Yields on Chinese corporate bonds dropped 50 basis points this month to a 10-month low of 5.162 percent on Nov 15, according to Bank of America Merrill Lynch indices. Average yields on company bonds globally gained 5 basis points in the period, the indices show.

The cost of insuring Chinese sovereign bonds against non-payment has more than doubled this year with five-year credit-default swaps increasing 37 basis points this month to 165 basis points on Wednesday, according to data provider CMA, which is owned by CME Group Inc and compiles prices quoted by dealers in the privately negotiated market.

The contracts pay the buyer face value in exchange for the underlying securities or the cash equivalent should a government or company fail to adhere to its debt agreements.

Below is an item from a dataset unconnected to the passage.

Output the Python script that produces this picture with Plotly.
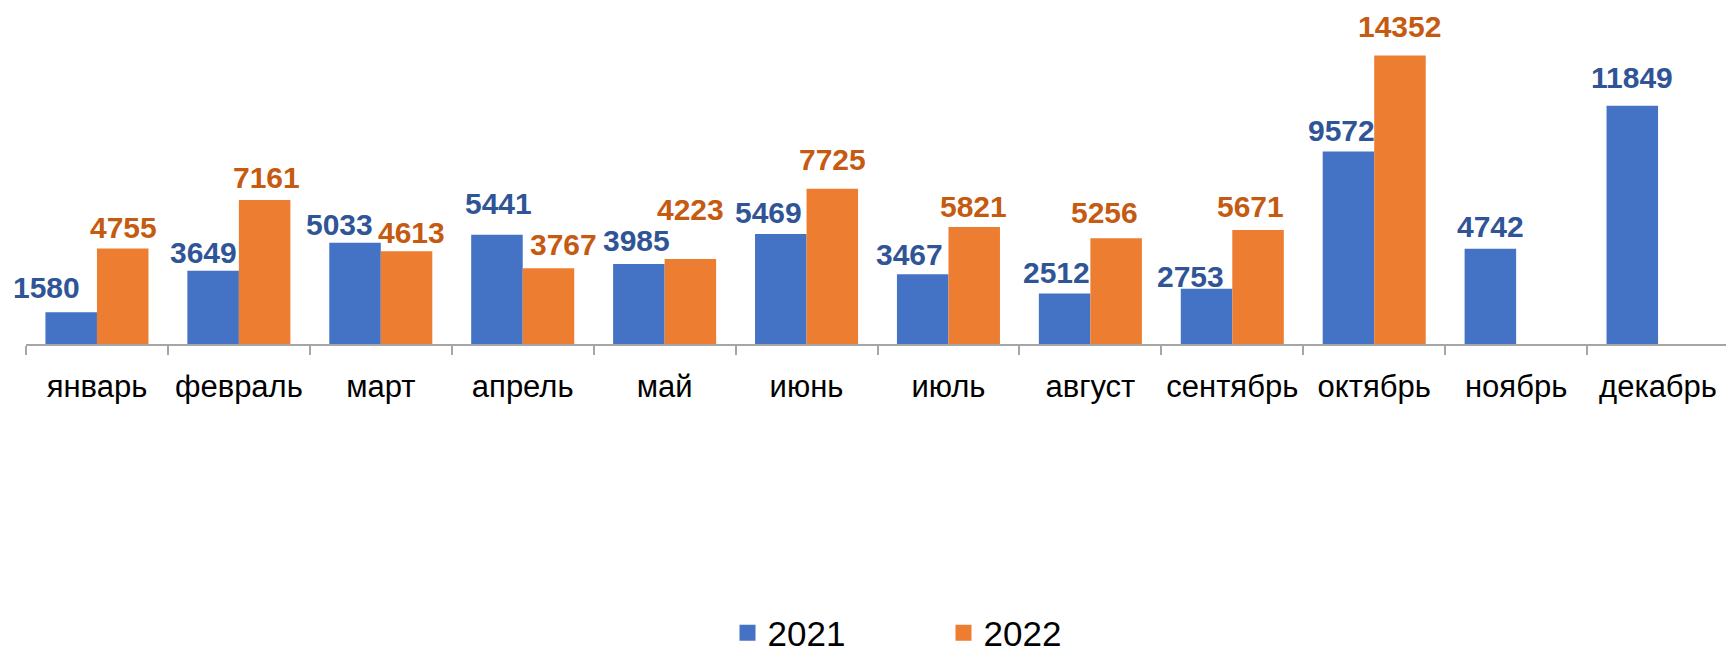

The yuan has advanced 3.8 percent this year, the best performance among Asia's 10 most-traded currencies, excluding the yen. Twelve-month non-deliverable forwards fell 0.12 percent to 6.3880 a dollar, a 0.4 discount to the onshore rate.

Out of 499 issuers that have provided 2010 financial statements, 122 explicitly state property or land management as part of their main businesses, HSBC Holdings PLC wrote in a November report.

"We think that revenues from property are significant enough to suggest that the property exposure of banks' loan books is understated by companies," HSBC analysts led by Yi Hu wrote.

The government should "firmly" maintain property market curbs, and local authorities should strictly implement them so that the Chinese people could see the effects in coming months, according to a government statement following a State Council meeting chaired by Wen on Oct 29.